After the impurities settle, the clear juice is transferred to the first of a series of metal vats where the juice’s water content is continuously boiled off. The juice goes through eight vats, with the juice transferred to the next vat after about 50% of the water has boiled off. The juice gets darker and thicker as it’s boiled, turning from a watery dark green juice to a thick dark brown syrup as it cooks. The fires beneath the vats are fueled by dried crushed sugarcane.
After several hours, the syrup is almost ready. Mike tests the syrup to check if the sugar will crystallize properly. He does this by dipping a stick into the hot syrup and letting it drip into a coconut shell bowl filled with water, cooling the syrup instantly. If the syrup solidifies into crackly tendrils, then it’s ready. If the syrup becomes gummy, it needs a few more hours of cooking. Mike is one of only two people on the farm who can give the order to cool the syrup. This is because this stage is so crucial to the production process. If the syrup is cooled too soon, the potentially high-quality sugar turns into a chunky, gummy mess.

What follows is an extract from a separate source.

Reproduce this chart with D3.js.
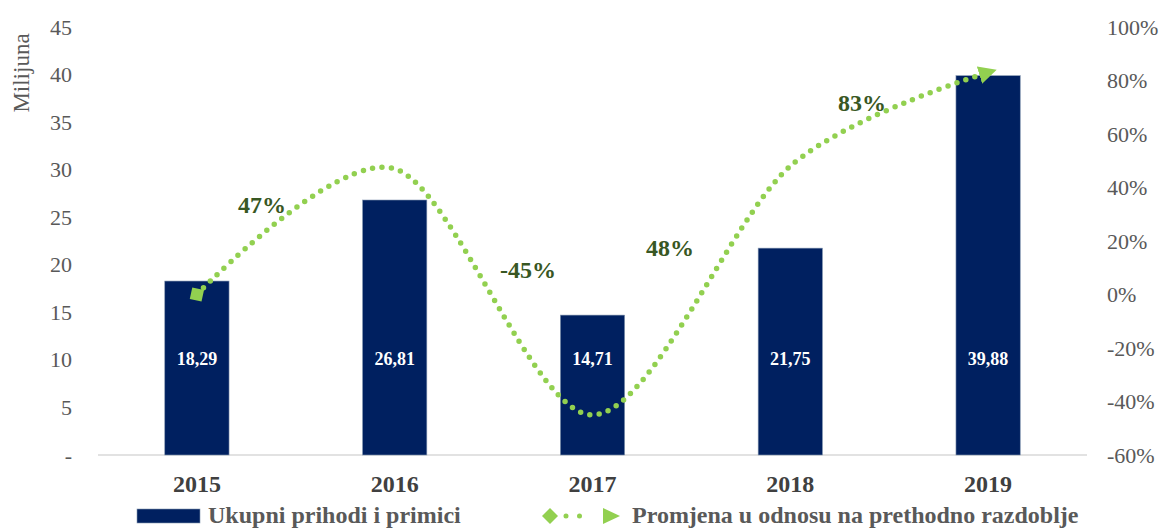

When it’s ready to cool, the syrup is transferred to a cooling trough. The syrup is continuously stirred to make sure it cools evenly.
The muscuvado sugar is then put into sacks. If sugar prices are good, the sugar can be sold for P2,500-P3,000 per sack, depending on the quality of the sugar. The mill operates 24 hours a day during harvest time, with each team of workers taking 8-hour shifts. Each team is composed of four to five people, producing about eight sacks of muscovado per shift. At present, the sugar the hacienda produces is not considered “food-grade” because it still has some impurities in it that the largely manual processing was not able to remove. Because of this, Mike still relies on middle men to process the sugar further to make it saleable. He hopes to invest in a more mechanized production process in the next few years.